By Gary Sliworsky
Ag rep, Emo
The breeding season has started for many producers, although some have not yet turned their bulls out into the breeding pasture.
What can be done to achieve maximum breeding performance for the least cost?
When the herd sire was selected, it likely meant a significant investment of time and money. But in the rush of spring activity, those bulls sometimes neglected until they get turned out with the cows.
Attention to some details can ensure better returns on your investment.
Herd bulls should have access to an exercise area prior to turnout so that the first few days of breeding are not a shock to the system, or result in injury.
They also should be carrying some extra condition, but not too much, to ensure they have the energy that active breeding requires.
This is especially important for the younger yearling and two-year-old bulls that still are growing.
It makes sense for the bull to receive a rising plane of nutrition prior to breeding like the cow herd gets. If cows require Vitamin E, selenium, and trace mineral supplementation, so does the bull.
Anything that may have compromised the bull’s health during the winter, including nutritional deficiency, could lead to reduced fertility.
Hoof strength and integrity also can be compromised by poor winter nutrition.
Trimming a bull to correct a foot problems just days before turnout is not a good idea. Any bull requiring corrective trimming should be attended to weeks in advance of turnout.
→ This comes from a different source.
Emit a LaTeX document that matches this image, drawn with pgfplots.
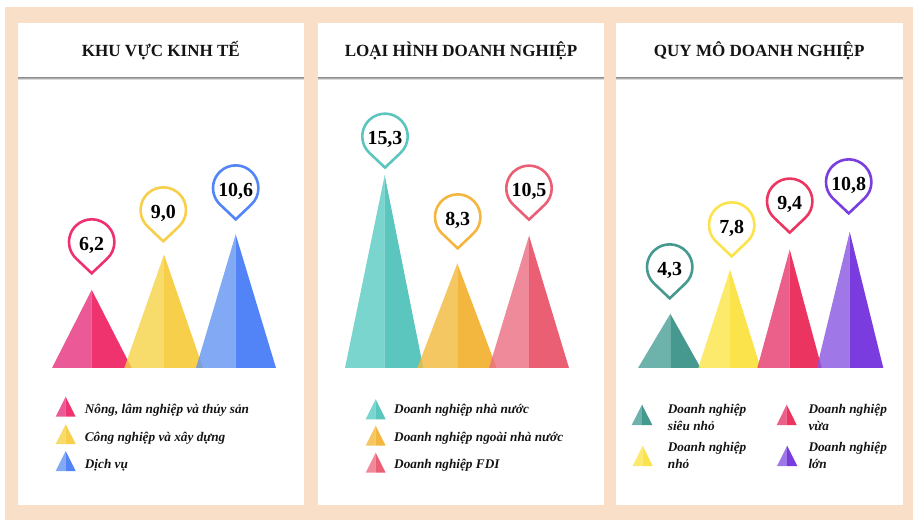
\documentclass[border=0pt]{standalone}
\usepackage{fontspec}
\setmainfont{Liberation Serif}
\usepackage{pgfplots}
\pgfplotsset{compat=1.18}
% colours: shown colour through 80% opacity
\definecolor{pinkL}{RGB}{231,49,125}\definecolor{pinkD}{RGB}{234,0,76}
\definecolor{yelL}{RGB}{246,210,70}\definecolor{yelD}{RGB}{246,195,29}
\definecolor{bluL}{RGB}{99,148,242}\definecolor{bluD}{RGB}{39,102,246}
\definecolor{teaL}{RGB}{89,203,196}\definecolor{teaD}{RGB}{51,184,174}
\definecolor{orL}{RGB}{243,186,60}\definecolor{orD}{RGB}{241,164,15}
\definecolor{rosL}{RGB}{234,109,129}\definecolor{rosD}{RGB}{230,55,83}
\definecolor{dkL}{RGB}{74,160,151}\definecolor{dkD}{RGB}{24,128,115}
\definecolor{lemL}{RGB}{250,229,71}\definecolor{lemD}{RGB}{251,220,30}
\definecolor{pk2L}{RGB}{230,55,111}\definecolor{pk2D}{RGB}{231,2,56}
\definecolor{purL}{RGB}{136,85,226}\definecolor{purD}{RGB}{89,12,216}
% pin outline colours
\definecolor{pPink}{HTML}{EE3270}\definecolor{pYel}{HTML}{F8CF4A}\definecolor{pBlu}{HTML}{5285F8}
\definecolor{pTea}{HTML}{5CC6BE}\definecolor{pOr}{HTML}{F4B63F}\definecolor{pRos}{HTML}{EB5F75}
\definecolor{pDk}{HTML}{46998F}\definecolor{pLem}{HTML}{FCE34B}\definecolor{pPk2}{HTML}{EC3560}\definecolor{pPur}{HTML}{7A3DE0}
\definecolor{peach}{HTML}{F9DFC8}
\pgfdeclareplotmark{pin}{%
  \pgfpathmoveto{\pgfpoint{0bp}{1.67bp}}%
  \pgfpathlineto{\pgfpoint{15.63bp}{16.5bp}}%
  \pgfpatharc{-46.5}{226.5}{22.7bp}%
  \pgfpathclose
  \pgfusepathqfillstroke}
\pgfplotsset{
  page/.style={scale only axis,width=918bp,height=528bp,hide axis,clip=false,at={(0,0)},anchor=south west},
  tri/.style={fill=#1,draw=none,fill opacity=.8,mark=none,forget plot},
  pin/.style 2 args={only marks,mark=pin,mark size=1pt,
    mark options={draw=#1,fill=white,line width=2.6bp,solid,yshift=#2bp},
    nodes near coords,point meta=explicit symbolic,
    nodes near coords style={anchor=center,inner sep=0pt,yshift=30bp,text=black,
      font=\fontsize{20}{20}\selectfont\bfseries}},
}
\newcommand{\legtri}[6]{% xleft xright ytop ybottom light dark
  \fill[#5,fill opacity=.8] (axis cs:#1,#4) -- (axis cs:{(#1+#2)/2},#4) -- (axis cs:{(#1+#2)/2},#3) -- cycle;
  \fill[#6,fill opacity=.8] (axis cs:#2,#4) -- (axis cs:{(#1+#2)/2},#4) -- (axis cs:{(#1+#2)/2},#3) -- cycle;}
\newcommand{\panel}[3]{% left right title
  \fill[white] (axis cs:#1,23.3) rectangle (axis cs:#2,505);
  \fill[black!45] (axis cs:#1,77) rectangle (axis cs:#2,78);
  \fill[black!32] (axis cs:#1,78) rectangle (axis cs:#2,79);
  \fill[black!14] (axis cs:#1,79) rectangle (axis cs:#2,80);
  \node[font=\fontsize{17.1}{18}\selectfont\bfseries,text=black!92] at (axis cs:{(#1+#2)/2},51) {#3};}
\newcommand{\leg}[3]{\node[anchor=west,inner sep=0pt,font=\fontsize{13.3}{14}\selectfont\bfseries\itshape,text=black!92] at (axis cs:#1,#2) {#3};}
\begin{document}
\begin{tikzpicture}
\useasboundingbox (0,0) rectangle (918bp,528bp);
% layout axis: coordinates are picture pixels
\begin{axis}[page,xmin=0,xmax=918,ymin=0,ymax=528,y dir=reverse]
\fill[peach] (axis cs:5,7.3) rectangle (axis cs:913,520);
\panel{17.7}{304}{KHU VỰC KINH TẾ}
\panel{317.7}{604.3}{LOẠI HÌNH DOANH NGHIỆP}
\panel{615.7}{902.7}{QUY MÔ DOANH NGHIỆP}
\legtri{55.7}{75.7}{396.7}{416.7}{pinkL}{pinkD}
\legtri{55.7}{75.7}{424.3}{444}{yelL}{yelD}
\legtri{55.7}{75.7}{451}{471}{bluL}{bluD}
\leg{84.7}{410.5}{Nông, lâm nghiệp và thủy sản}
\leg{84.7}{437.8}{Công nghiệp và xây dựng}
\leg{84.7}{465}{Dịch vụ}
\legtri{365.7}{385.7}{399.3}{419.3}{teaL}{teaD}
\legtri{365.7}{385.7}{425.7}{445.7}{orL}{orD}
\legtri{365.7}{385.7}{452.7}{472.7}{rosL}{rosD}
\leg{394}{410.5}{Doanh nghiệp nhà nước}
\leg{394}{437.8}{Doanh nghiệp ngoài nhà nước}
\leg{394}{465}{Doanh nghiệp FDI}
\legtri{631.7}{652.3}{404.7}{425}{dkL}{dkD}
\legtri{632.7}{652.7}{445.7}{466}{lemL}{lemD}
\legtri{776.7}{796.7}{404.7}{425}{pk2L}{pk2D}
\legtri{777}{797.3}{445.7}{466}{purL}{purD}
\leg{667.7}{410.5}{Doanh nghiệp}
\leg{667.7}{425.5}{siêu nhỏ}
\leg{667.7}{448.5}{Doanh nghiệp}
\leg{667.7}{463.5}{nhỏ}
\leg{808.3}{410.5}{Doanh nghiệp}
\leg{808.3}{425.5}{vừa}
\leg{808.3}{448.5}{Doanh nghiệp}
\leg{808.3}{463.5}{lớn}
\end{axis}
% data axis: y in the chart's values, baseline at pixel row 368, 12.6 px per unit
\begin{axis}[page,xmin=0,xmax=918,ymin=-12.698,ymax=29.206]
% panel 1
\addplot[tri=pinkL] coordinates {(52,0)(91.7,0)(91.7,6.2)} --cycle;
\addplot[tri=pinkD] coordinates {(131.7,0)(91.7,0)(91.7,6.2)} --cycle;
\addplot[tri=yelL] coordinates {(124.3,0)(164,0)(164,9.0)} --cycle;
\addplot[tri=yelD] coordinates {(203,0)(164,0)(164,9.0)} --cycle;
\addplot[tri=bluL] coordinates {(196,0)(235.7,0)(235.7,10.6)} --cycle;
\addplot[tri=bluD] coordinates {(276,0)(235.7,0)(235.7,10.6)} --cycle;
% panel 2
\addplot[tri=teaL] coordinates {(345,0)(384.7,0)(384.7,15.3)} --cycle;
\addplot[tri=teaD] coordinates {(423.3,0)(384.7,0)(384.7,15.3)} --cycle;
\addplot[tri=orL] coordinates {(417.3,0)(457.3,0)(457.3,8.3)} --cycle;
\addplot[tri=orD] coordinates {(496.7,0)(457.3,0)(457.3,8.3)} --cycle;
\addplot[tri=rosL] coordinates {(489,0)(529,0)(529,10.5)} --cycle;
\addplot[tri=rosD] coordinates {(569,0)(529,0)(529,10.5)} --cycle;
% panel 3
\addplot[tri=dkL] coordinates {(638,0)(670.3,0)(670.3,4.3)} --cycle;
\addplot[tri=dkD] coordinates {(700.7,0)(670.3,0)(670.3,4.3)} --cycle;
\addplot[tri=lemL] coordinates {(698.3,0)(730,0)(730,7.8)} --cycle;
\addplot[tri=lemD] coordinates {(760.7,0)(730,0)(730,7.8)} --cycle;
\addplot[tri=pk2L] coordinates {(757.3,0)(789.7,0)(789.7,9.4)} --cycle;
\addplot[tri=pk2D] coordinates {(821.7,0)(789.7,0)(789.7,9.4)} --cycle;
\addplot[tri=purL] coordinates {(816.7,0)(849.7,0)(849.7,10.8)} --cycle;
\addplot[tri=purD] coordinates {(883.3,0)(849.7,0)(849.7,10.8)} --cycle;
% value pins
\addplot[pin={pPink}{14.9}] coordinates {(91.7,6.2)[6,2]};
\addplot[pin={pYel}{11.6}] coordinates {(163.3,9.0)[9,0]};
\addplot[pin={pBlu}{13.4}] coordinates {(235.7,10.6)[10,6]};
\addplot[pin={pTea}{5.9}] coordinates {(385,15.3)[15,3]};
\addplot[pin={pOr}{13.4}] coordinates {(457.7,8.3)[8,3]};
\addplot[pin={pRos}{14.4}] coordinates {(529,10.5)[10,5]};
\addplot[pin={pDk}{13.8}] coordinates {(669.7,4.3)[4,3]};
\addplot[pin={pLem}{11.7}] coordinates {(731.7,7.8)[7,8]};
\addplot[pin={pPk2}{15.3}] coordinates {(789.7,9.4)[9,4]};
\addplot[pin={pPur}{16.9}] coordinates {(848.7,10.8)[10,8]};
\end{axis}
\end{tikzpicture}
\end{document}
Putting a yearling bull in with the old guy won’t necessarily keep the older bull on his toes. More likely the young bull will be kept from doing much, if any, breeding, placing a higher workload on the older bull.
There also is a greatly increased risk of injury to the younger animal from being hit while breeding, as well as fighting injuries.
Whenever possible, keep yearlings, two-year-olds, and mature bulls in separate pastures.
Time spent observing breeding, especially early in the season, is time well-spent. It may be your only opportunity to assess libido and mating ability.
Early morning and dusk are the best times to observe breeding behaviour.
Watching closely can help you detect a problem and possibly make adjustments (i.e., get another bull) early in the breeding season.